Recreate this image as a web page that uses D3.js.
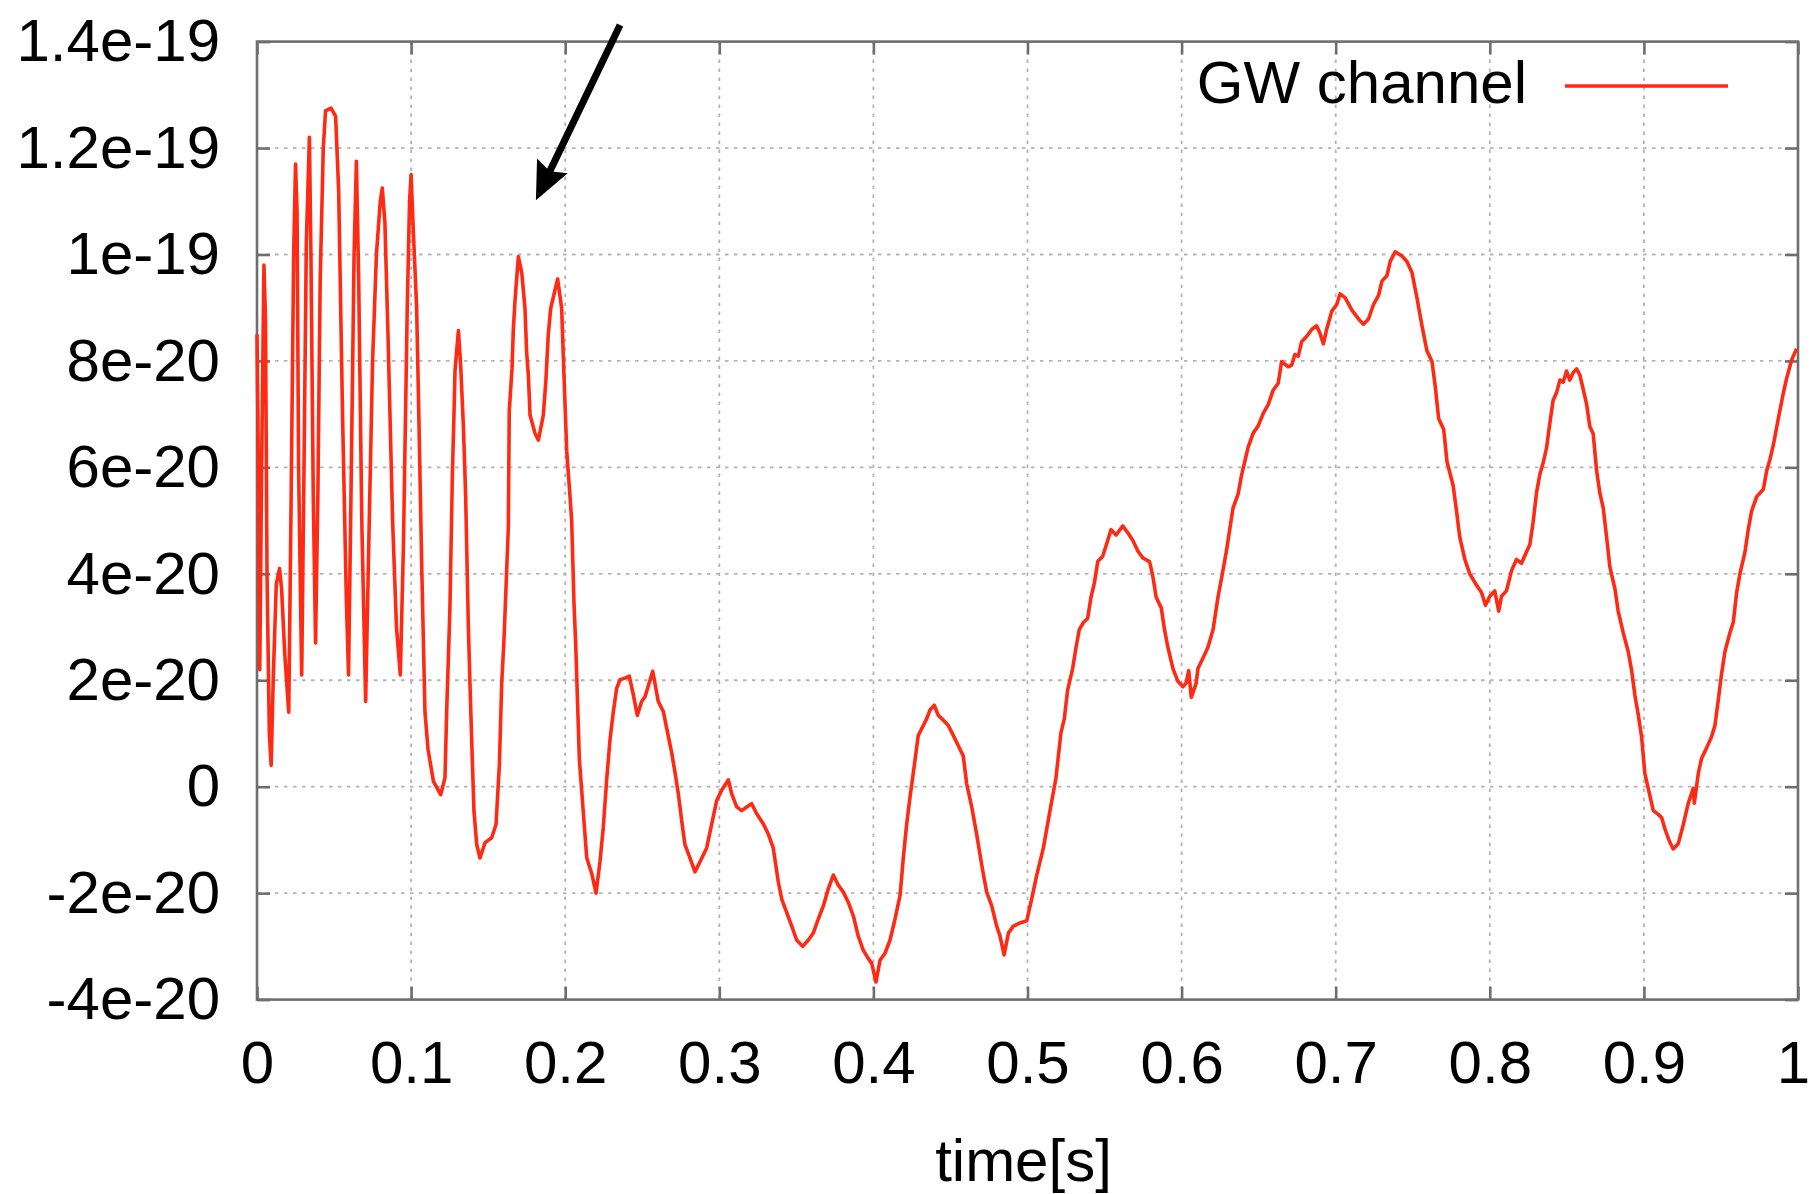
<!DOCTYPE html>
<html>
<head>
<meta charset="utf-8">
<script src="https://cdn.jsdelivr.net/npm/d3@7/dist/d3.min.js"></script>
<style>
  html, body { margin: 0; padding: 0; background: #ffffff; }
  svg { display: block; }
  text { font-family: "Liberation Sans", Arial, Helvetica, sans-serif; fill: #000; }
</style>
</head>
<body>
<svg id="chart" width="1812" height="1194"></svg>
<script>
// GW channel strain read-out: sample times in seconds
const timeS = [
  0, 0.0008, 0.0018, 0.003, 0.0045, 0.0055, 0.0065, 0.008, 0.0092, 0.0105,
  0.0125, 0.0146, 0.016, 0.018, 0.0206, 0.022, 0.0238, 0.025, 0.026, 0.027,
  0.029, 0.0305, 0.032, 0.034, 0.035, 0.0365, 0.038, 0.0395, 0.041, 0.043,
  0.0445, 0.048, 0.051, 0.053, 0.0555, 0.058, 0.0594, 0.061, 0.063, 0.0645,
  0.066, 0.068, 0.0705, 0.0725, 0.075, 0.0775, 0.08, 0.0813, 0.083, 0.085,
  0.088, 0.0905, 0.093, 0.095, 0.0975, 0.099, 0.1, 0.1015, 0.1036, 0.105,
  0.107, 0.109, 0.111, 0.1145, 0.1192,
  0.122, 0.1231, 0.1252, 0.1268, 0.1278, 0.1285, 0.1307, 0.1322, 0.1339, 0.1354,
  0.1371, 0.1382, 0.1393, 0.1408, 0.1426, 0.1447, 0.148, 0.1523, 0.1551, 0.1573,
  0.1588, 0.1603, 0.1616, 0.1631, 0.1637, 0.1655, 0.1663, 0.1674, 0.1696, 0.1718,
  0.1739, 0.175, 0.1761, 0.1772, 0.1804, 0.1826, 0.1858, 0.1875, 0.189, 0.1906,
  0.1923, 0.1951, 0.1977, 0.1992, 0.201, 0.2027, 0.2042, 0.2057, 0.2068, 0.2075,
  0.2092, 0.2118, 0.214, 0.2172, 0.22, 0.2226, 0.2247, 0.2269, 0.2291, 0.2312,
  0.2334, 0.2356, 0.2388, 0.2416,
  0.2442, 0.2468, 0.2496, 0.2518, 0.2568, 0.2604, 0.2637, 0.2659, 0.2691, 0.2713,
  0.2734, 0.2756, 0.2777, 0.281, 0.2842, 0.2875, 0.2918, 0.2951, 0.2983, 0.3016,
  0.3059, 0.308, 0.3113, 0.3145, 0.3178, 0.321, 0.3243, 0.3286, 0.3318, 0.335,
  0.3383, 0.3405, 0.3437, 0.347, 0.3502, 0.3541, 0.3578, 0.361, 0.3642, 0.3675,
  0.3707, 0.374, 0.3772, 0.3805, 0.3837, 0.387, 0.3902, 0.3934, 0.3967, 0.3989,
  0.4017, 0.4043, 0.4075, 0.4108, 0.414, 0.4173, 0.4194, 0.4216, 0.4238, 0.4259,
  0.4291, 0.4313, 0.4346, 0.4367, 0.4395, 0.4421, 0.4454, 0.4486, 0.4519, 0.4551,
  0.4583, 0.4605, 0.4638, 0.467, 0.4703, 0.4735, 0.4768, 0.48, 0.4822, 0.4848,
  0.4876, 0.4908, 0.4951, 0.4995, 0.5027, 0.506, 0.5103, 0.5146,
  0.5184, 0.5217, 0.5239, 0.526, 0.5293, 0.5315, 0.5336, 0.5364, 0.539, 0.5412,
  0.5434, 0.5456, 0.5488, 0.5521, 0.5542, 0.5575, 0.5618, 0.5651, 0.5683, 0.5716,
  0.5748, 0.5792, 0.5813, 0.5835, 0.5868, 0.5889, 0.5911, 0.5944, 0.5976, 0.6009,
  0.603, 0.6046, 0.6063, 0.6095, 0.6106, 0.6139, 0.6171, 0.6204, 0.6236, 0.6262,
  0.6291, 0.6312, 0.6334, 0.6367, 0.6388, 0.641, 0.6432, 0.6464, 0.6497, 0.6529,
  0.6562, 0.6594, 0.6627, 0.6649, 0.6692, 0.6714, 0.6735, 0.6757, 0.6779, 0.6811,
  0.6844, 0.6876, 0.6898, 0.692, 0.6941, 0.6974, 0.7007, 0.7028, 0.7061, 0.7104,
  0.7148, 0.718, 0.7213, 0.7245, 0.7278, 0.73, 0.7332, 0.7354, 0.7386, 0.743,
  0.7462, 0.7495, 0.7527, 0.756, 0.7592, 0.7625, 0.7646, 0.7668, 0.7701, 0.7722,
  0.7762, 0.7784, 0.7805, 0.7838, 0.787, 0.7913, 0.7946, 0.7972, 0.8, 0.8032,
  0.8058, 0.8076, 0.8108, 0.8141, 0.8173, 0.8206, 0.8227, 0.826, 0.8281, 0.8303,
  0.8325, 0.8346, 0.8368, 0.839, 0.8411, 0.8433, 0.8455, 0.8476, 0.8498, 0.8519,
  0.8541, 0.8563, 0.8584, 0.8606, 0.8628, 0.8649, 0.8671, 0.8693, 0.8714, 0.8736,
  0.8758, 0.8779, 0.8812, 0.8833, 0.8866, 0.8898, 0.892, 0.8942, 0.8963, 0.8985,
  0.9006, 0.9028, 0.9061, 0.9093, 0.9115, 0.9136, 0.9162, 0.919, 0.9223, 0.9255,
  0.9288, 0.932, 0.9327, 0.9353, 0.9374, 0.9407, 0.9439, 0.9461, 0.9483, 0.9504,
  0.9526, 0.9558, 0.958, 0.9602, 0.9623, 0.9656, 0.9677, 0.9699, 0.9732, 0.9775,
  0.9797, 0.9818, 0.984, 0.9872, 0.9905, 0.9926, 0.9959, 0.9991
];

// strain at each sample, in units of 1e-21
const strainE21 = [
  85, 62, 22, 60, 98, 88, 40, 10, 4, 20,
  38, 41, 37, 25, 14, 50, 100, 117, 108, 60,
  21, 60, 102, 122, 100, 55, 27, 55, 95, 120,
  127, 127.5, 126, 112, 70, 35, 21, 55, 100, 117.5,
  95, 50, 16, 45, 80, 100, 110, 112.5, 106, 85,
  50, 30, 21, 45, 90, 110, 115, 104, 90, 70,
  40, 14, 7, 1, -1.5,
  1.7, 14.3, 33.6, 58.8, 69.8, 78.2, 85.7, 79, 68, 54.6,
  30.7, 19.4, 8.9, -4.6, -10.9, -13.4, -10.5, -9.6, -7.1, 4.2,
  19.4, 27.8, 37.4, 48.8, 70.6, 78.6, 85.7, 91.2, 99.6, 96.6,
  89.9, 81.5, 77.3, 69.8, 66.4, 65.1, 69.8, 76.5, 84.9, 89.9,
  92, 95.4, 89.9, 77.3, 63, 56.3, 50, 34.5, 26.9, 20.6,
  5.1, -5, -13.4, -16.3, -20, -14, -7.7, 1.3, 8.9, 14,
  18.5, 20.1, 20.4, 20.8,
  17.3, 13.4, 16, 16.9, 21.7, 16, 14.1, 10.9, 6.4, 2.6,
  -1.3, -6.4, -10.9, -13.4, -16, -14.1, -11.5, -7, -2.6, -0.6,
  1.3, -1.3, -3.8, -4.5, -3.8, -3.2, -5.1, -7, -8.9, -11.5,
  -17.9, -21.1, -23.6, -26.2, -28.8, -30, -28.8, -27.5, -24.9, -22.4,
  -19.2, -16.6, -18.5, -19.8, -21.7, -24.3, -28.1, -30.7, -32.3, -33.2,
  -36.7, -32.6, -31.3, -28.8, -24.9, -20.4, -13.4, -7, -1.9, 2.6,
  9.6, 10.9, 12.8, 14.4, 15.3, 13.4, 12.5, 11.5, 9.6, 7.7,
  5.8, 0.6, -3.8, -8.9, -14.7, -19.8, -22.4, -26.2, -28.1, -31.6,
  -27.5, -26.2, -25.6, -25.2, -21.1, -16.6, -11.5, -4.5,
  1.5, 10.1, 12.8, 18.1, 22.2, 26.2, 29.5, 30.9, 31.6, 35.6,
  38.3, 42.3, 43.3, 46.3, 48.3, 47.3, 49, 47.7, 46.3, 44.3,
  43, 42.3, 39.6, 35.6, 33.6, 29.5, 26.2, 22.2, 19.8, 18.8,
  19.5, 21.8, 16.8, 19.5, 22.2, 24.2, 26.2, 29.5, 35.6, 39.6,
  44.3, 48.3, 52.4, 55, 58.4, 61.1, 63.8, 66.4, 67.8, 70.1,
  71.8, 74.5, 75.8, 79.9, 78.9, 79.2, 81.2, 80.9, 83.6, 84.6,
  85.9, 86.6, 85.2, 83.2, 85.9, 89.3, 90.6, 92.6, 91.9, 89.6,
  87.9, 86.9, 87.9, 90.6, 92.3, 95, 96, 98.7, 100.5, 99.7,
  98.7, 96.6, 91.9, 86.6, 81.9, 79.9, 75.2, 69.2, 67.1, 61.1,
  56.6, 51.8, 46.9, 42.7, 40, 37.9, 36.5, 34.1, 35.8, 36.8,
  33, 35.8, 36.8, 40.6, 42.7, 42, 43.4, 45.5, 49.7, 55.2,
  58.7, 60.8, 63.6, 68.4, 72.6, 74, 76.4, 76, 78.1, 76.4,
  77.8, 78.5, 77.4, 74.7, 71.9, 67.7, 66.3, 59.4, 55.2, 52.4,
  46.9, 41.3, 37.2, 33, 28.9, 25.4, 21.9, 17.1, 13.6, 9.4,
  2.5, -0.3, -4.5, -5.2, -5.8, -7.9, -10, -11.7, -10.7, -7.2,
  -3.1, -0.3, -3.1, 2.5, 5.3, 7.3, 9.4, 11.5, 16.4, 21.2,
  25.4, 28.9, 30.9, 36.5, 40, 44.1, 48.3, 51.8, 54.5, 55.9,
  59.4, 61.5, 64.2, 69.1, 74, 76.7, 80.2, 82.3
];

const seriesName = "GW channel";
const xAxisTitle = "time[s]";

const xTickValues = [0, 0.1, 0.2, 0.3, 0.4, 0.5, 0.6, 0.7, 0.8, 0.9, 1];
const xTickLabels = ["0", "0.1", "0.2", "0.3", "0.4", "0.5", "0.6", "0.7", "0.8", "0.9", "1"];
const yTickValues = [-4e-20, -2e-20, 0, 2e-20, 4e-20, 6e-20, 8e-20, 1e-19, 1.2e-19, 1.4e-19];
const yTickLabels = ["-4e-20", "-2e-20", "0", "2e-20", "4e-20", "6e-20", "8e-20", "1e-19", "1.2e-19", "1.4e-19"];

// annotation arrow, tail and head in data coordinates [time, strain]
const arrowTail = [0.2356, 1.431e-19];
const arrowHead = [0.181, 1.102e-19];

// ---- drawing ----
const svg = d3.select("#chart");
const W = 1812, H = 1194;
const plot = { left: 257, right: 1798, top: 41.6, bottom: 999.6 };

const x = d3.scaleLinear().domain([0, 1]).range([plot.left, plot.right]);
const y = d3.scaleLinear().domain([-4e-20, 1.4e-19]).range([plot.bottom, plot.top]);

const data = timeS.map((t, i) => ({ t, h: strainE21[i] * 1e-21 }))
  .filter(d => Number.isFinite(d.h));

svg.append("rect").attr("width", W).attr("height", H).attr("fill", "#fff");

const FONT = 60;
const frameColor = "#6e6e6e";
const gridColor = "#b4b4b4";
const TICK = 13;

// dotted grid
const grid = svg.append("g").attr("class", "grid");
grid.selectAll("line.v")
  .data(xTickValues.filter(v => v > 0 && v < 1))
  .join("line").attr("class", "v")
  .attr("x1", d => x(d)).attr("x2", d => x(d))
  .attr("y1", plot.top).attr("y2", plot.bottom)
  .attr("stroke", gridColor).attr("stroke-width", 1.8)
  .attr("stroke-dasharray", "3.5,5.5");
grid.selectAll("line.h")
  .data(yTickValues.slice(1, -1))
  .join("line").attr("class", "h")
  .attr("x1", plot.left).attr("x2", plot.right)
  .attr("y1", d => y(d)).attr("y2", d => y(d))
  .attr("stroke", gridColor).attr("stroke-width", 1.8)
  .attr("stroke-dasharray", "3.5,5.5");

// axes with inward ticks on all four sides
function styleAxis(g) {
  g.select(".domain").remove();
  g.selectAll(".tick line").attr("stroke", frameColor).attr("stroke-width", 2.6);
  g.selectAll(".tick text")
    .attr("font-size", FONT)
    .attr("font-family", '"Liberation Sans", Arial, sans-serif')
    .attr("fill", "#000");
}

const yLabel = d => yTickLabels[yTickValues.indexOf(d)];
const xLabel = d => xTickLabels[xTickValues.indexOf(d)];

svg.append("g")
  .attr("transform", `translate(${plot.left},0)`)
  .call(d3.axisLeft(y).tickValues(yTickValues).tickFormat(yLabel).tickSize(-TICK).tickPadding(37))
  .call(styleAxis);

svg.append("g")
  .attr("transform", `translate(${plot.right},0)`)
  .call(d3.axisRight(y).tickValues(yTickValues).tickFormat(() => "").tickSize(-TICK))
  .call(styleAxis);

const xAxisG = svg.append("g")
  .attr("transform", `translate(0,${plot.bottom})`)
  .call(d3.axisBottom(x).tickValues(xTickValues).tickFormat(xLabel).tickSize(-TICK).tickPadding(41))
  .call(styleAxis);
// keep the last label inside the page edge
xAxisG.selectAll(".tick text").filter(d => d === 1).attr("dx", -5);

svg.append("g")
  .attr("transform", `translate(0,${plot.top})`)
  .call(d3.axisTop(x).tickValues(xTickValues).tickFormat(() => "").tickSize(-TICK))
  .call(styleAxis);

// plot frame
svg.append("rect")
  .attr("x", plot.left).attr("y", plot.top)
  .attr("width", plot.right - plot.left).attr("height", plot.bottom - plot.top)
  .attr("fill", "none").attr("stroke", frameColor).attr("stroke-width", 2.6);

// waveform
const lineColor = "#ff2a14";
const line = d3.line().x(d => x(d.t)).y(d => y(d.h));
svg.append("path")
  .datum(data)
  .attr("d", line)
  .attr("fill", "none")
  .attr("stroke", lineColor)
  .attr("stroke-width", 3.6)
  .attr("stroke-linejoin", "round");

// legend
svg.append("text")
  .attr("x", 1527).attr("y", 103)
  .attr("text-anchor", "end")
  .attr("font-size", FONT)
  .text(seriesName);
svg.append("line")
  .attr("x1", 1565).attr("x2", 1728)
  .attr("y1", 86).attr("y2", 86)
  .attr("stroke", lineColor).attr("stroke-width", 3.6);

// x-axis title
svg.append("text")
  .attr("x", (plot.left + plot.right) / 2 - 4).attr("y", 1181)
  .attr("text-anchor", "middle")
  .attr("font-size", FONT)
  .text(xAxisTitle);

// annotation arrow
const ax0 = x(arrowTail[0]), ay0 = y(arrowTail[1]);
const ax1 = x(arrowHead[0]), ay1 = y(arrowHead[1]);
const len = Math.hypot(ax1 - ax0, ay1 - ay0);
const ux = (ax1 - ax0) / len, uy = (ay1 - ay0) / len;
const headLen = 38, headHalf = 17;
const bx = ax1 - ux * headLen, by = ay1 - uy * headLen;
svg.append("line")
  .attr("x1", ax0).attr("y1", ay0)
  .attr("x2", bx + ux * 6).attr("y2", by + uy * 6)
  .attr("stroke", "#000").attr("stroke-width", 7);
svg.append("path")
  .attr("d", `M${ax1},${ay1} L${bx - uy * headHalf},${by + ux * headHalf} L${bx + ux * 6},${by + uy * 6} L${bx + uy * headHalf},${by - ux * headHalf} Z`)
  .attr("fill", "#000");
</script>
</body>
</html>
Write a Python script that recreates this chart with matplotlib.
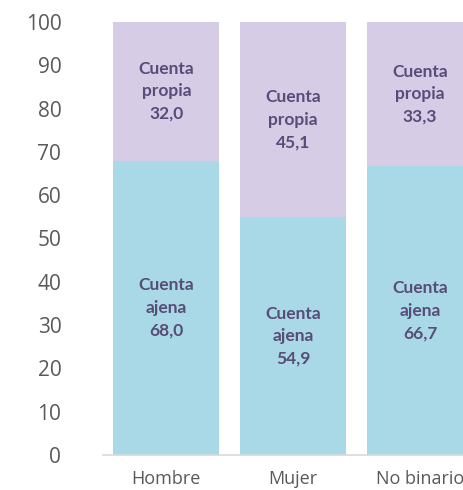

•••••

Exercise brief:
Return every line containing "page".

Written reply:
Recreate this image as a web page that uses D3.js.
// keep the last label inside the page edge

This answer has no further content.